Since then, Centrica has taken on 1,700 apprentices and has committed to taking on one more every day for this decade at least.

Chris O'Shea wearing a boiler suit on a platform out at sea

Much like energy prices in recent years, it’s been a volatile time in the hotseat for O’Shea.

As wholesale energy prices soared in part due to supply issues following the outbreak of war in Ukraine, many small suppliers went bust as they were unable to afford the fixed-price deals they’d locked into with customers.

“It’s all down to poor regulation,” O’Shea says, arguing that energy regulator Ofgem should have been stricter on making sure suppliers had enough cash to manage risks.

“You cannot have a system whereby the profits are privatised and the losses are socialised,” he says.

Ofgem told the BBC its regulation meant the sector “now holds around £7.5bn in assets, a significant reverse from -£1.7bn during the crisis, meaning they are now better protected against failure, and the impact this has on customer’s bills”.

As energy bills surged, there were questions over bumper dividends to shareholders, and O’Shea’s own salary and bonuses which hit £8.2m in 2023.

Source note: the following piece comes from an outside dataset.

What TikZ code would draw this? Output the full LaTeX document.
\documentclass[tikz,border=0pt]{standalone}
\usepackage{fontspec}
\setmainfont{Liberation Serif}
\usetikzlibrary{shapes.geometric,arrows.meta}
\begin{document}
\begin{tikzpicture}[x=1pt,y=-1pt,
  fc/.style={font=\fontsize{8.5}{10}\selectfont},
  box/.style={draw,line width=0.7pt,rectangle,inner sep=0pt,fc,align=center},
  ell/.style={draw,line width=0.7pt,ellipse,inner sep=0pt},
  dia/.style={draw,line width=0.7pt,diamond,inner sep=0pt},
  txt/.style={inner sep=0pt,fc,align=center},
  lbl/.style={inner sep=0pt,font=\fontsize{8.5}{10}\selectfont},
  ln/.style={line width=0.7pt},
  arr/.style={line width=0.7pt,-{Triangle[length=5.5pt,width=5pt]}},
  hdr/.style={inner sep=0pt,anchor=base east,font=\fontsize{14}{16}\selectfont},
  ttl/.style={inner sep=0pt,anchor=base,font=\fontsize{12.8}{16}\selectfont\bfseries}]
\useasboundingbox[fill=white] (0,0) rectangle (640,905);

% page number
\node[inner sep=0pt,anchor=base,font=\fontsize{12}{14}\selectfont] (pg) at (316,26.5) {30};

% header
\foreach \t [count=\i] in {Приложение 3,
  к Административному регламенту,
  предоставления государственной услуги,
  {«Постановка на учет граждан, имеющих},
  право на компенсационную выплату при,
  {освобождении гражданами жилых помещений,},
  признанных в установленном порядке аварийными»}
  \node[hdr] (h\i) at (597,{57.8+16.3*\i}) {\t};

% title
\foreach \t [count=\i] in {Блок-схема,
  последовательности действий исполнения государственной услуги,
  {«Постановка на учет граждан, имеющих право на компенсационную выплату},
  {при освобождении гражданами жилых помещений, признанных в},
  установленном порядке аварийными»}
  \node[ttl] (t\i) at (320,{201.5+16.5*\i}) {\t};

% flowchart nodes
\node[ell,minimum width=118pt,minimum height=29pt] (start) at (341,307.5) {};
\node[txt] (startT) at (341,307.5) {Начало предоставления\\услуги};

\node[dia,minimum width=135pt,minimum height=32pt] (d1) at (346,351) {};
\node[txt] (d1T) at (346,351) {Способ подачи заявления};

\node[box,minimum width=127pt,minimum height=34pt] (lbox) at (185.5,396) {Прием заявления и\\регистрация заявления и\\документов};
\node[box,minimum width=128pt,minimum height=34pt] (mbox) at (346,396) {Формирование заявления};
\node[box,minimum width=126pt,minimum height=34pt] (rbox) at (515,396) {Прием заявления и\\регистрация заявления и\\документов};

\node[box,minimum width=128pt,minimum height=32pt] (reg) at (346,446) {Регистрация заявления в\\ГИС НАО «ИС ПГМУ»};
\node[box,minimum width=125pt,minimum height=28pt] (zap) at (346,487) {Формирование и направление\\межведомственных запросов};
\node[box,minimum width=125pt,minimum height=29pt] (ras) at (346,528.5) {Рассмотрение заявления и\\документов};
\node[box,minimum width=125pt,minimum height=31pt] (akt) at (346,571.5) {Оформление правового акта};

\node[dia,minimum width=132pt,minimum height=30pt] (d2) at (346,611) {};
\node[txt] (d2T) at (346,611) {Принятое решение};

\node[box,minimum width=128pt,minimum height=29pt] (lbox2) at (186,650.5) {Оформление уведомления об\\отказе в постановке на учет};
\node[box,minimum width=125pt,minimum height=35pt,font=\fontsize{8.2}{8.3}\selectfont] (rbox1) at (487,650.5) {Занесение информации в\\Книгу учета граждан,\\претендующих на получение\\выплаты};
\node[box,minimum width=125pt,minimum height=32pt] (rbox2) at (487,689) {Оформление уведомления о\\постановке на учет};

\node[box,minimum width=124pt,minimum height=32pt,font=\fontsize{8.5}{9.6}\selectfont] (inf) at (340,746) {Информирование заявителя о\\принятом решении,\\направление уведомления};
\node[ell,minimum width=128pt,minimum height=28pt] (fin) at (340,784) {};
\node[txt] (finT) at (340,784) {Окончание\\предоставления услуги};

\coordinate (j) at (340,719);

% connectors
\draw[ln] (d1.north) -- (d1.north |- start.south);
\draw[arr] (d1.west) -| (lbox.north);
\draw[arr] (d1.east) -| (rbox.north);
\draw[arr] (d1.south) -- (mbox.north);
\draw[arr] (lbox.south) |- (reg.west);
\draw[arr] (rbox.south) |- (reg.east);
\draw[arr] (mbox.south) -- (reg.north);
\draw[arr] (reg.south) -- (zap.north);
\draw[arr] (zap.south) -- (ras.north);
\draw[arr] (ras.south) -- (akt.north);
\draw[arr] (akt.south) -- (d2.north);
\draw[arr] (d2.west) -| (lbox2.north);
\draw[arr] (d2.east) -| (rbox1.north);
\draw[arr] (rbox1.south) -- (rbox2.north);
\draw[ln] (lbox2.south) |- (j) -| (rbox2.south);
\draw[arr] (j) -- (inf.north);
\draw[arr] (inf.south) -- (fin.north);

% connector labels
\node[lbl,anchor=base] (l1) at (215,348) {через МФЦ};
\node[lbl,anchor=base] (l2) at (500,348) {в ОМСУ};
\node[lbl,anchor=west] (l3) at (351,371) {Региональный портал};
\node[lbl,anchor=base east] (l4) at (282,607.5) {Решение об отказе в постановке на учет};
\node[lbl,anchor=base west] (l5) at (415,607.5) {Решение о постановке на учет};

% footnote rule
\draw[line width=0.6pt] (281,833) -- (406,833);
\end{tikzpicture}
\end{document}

“Investors invest and they want a return,” he says. “People don’t put money in the bank and say, ‘it’s ok, don’t give me any interest’ and investors don’t buy shares and say, ‘it’s ok, don’t give me any return’.”

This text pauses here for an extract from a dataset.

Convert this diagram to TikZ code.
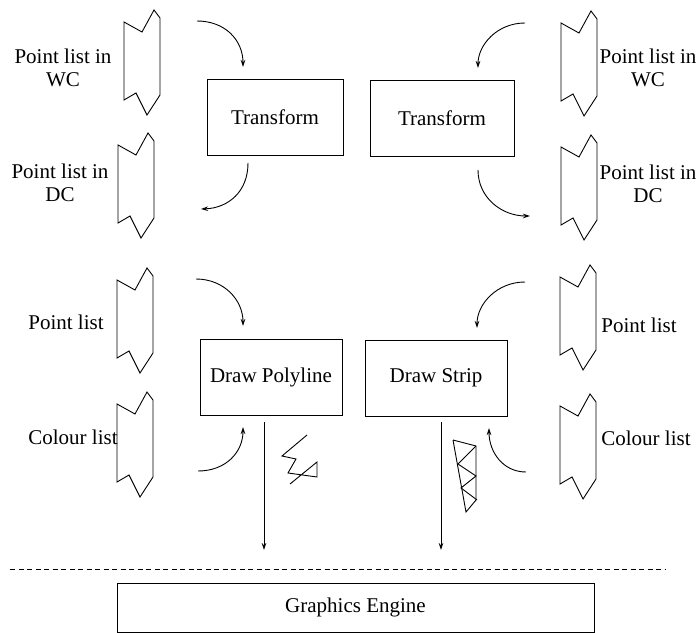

Those dividends, O’Shea argues, are not generated from British Gas customers, and are as a result of other parts of Centrica’s diversified business.

“There is very little profit that’s made in the energy retail business. You’re capped on the profit that you can make at 2.4% of your revenue,” he says.

Infocard showing Chris O'Shea; Age: 52; Family: Two daughters and a son; "last published salary: £845,000; Education: accountancy degree, Glasgow MBA, Duke, North Carolina; What he does to relax: Running and watching live music. A photo on the right shows Chris O'Shea with a beard and moustache that tips up at the ends.

The 52-year-old faced a huge public backlash after it emerged that debt agents working for British Gas were breaking into people’s homes to fit prepayment meters.

“We are not doing that at the moment,” he says when asked if this has resumed.

But he argues the regulator Ofgem needs to tell firms how to act when people don’t pay and how to find out who cannot pay and who refuses to.

“My heart goes out to those people who can’t pay, but those people who choose not to pay are freeloaders and we have to find a way to differentiate and go after the people who choose not to pay, and to remove the distress from people who are unable to pay,” he adds.

He seems supportive of potential plans for the chancellor to announce relief for billpayers in the Budget, such as cutting the current 5% rate of VAT charged on energy.

“Anything that reduces the cost of energy, I would welcome.

“But the reality is we have got to pay for it in some way,” he warns.